EXERCISE REQUIREMENTS
Extract, in full, the lines below, beginning at the first and ending with the line that contains "mpf_black_err = [6, 9, 8, 9, 9, 7]". Pictures do not belong in the copy.

DATA EXCERPT
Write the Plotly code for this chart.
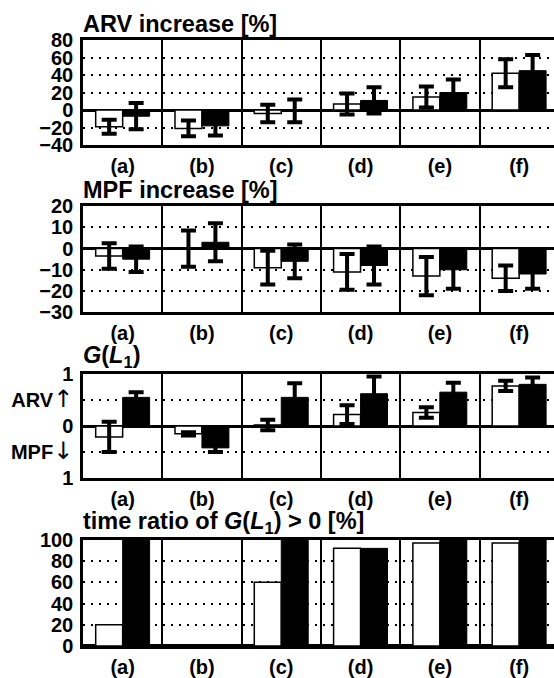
import plotly.graph_objects as go
from plotly.subplots import make_subplots

groups = ["(a)", "(b)", "(c)", "(d)", "(e)", "(f)"]

arv_white = [-19, -21, -4, 7, 15, 42]
arv_white_err = [8, 9, 10, 12, 12, 16]
arv_black = [-7, -18, -1, 11, 20, 45]
arv_black_err = [15, 11, 13, 15, 15, 18]

mpf_white = [-3.5, 0, -9, -11, -13, -14]
mpf_white_err = [6, 8.6, 8, 8.5, 9, 6]
mpf_black = [-5, 3, -6, -8, -10, -12]
mpf_black_err = [6, 9, 8, 9, 9, 7]

g_white = [-0.21, -0.15, 0.02, 0.22, 0.26, 0.77]
g_white_err = [0.29, 0.03, 0.1, 0.18, 0.1, 0.1]
g_black = [0.55, -0.42, 0.55, 0.62, 0.65, 0.8]
g_black_err = [0.1, 0.08, 0.27, 0.33, 0.18, 0.13]

ratio_white = [20, 0, 60, 92, 97, 97]
ratio_black = [100, 0, 100, 92, 100, 100]

ARROW = '<span style="font-family:DejaVu Sans;font-size:24px;font-weight:normal">{}</span>'
g_ticktext = ["1", "MPF" + ARROW.format("↓"), "0", "ARV" + ARROW.format("↑"), "1"]

titles = ["ARV increase [%]", "MPF increase [%]",
          "<i>G</i>(<i>L</i><sub>1</sub>)",
          "time ratio of <i>G</i>(<i>L</i><sub>1</sub>) &gt; 0 [%]"]

FONT = "Liberation Sans, Arial, Helvetica, sans-serif"
W, H = 554, 678
ML, MR, MT, MB = 83, 0, 40, 27

fig = make_subplots(rows=4, cols=1)
xpos = list(range(len(groups)))

panels = [
    (arv_white, arv_white_err, arv_black, arv_black_err),
    (mpf_white, mpf_white_err, mpf_black, mpf_black_err),
    (g_white, g_white_err, g_black, g_black_err),
    (ratio_white, None, ratio_black, None),
]

for i, (wv, we, bv, be) in enumerate(panels):
    r = i + 1
    fig.add_trace(go.Bar(
        x=xpos, y=wv, offsetgroup="w",
        marker=dict(color="white", line=dict(color="black", width=1.5)),
        error_y=dict(type="data", array=we, color="black", thickness=4, width=7.5,
                     visible=we is not None),
        showlegend=False), row=r, col=1)
    fig.add_trace(go.Bar(
        x=xpos, y=bv, offsetgroup="b",
        marker=dict(color="black", line=dict(color="black", width=1)),
        error_y=dict(type="data", array=be, color="black", thickness=4, width=7.5,
                     visible=be is not None),
        showlegend=False), row=r, col=1)

# pixel layout of the four panels (top, bottom)
panel_px = [(40, 146), (207.7, 314.3), (376.7, 481.7), (544, 651)]
plot_h = H - MT - MB

def frac(p):
    return (H - MB - p) / plot_h

yranges = [[-40, 80], [-30, 20], [-1, 1], [0, 100]]
ytickvals = [[-40, -20, 0, 20, 40, 60, 80],
             [-30, -20, -10, 0, 10, 20],
             [-1, -0.5, 0, 0.5, 1],
             [0, 20, 40, 60, 80, 100]]
yticktext = [[("−" + str(-v)) if v < 0 else str(v) for v in ytickvals[0]],
             [("−" + str(-v)) if v < 0 else str(v) for v in ytickvals[1]],
             g_ticktext,
             [str(v) for v in ytickvals[3]]]

n = len(groups)
span = (W - ML - MR) / 79.3

for i in range(4):
    sfx = "" if i == 0 else str(i + 1)
    top, bot = panel_px[i]
    fig.layout["yaxis" + sfx].update(
        domain=[frac(bot), frac(top)],
        range=yranges[i],
        tickmode="array",
        tickvals=ytickvals[i],
        ticktext=yticktext[i],
        showgrid=True, gridcolor="black", gridwidth=2, griddash="2px,6px",
        zeroline=True, zerolinecolor="black", zerolinewidth=2.5,
        showline=True, linecolor="black", linewidth=2.5,
        ticks="", ticklabelstandoff=3,
        tickfont=dict(family=FONT, size=20, color="black", weight="bold"),
    )
    fig.layout["xaxis" + sfx].update(
        range=[-0.5, -0.5 + span],
        tickmode="array", tickvals=xpos, ticktext=groups,
        showgrid=False, zeroline=False,
        showline=True, mirror=True, linecolor="black", linewidth=2.5,
        ticks="", ticklabelstandoff=1,
        tickfont=dict(family=FONT, size=20, color="black", weight="bold"),
        minor=dict(tickmode="array", tickvals=[k + 0.5 for k in range(n)],
                   showgrid=True, gridcolor="black", gridwidth=2, ticks=""),
    )
    fig.add_annotation(
        xref="paper", yref="paper", x=0, y=frac(top),
        xanchor="left", yanchor="bottom", yshift=1, xshift=-2,
        text="<b>" + titles[i] + "</b>", showarrow=False,
        font=dict(family=FONT, size=23.5, color="black"),
    )

fig.update_layout(
    width=W, height=H,
    margin=dict(l=ML, r=MR, t=MT, b=MB),
    barmode="group", bargap=0.32, bargroupgap=0,
    paper_bgcolor="white", plot_bgcolor="white",
    font=dict(family=FONT, color="black"),
)

fig.write_html("out.html")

TASK SOLUTION
Write the Plotly code for this chart.
import plotly.graph_objects as go
from plotly.subplots import make_subplots

groups = ["(a)", "(b)", "(c)", "(d)", "(e)", "(f)"]

arv_white = [-19, -21, -4, 7, 15, 42]
arv_white_err = [8, 9, 10, 12, 12, 16]
arv_black = [-7, -18, -1, 11, 20, 45]
arv_black_err = [15, 11, 13, 15, 15, 18]

mpf_white = [-3.5, 0, -9, -11, -13, -14]
mpf_white_err = [6, 8.6, 8, 8.5, 9, 6]
mpf_black = [-5, 3, -6, -8, -10, -12]
mpf_black_err = [6, 9, 8, 9, 9, 7]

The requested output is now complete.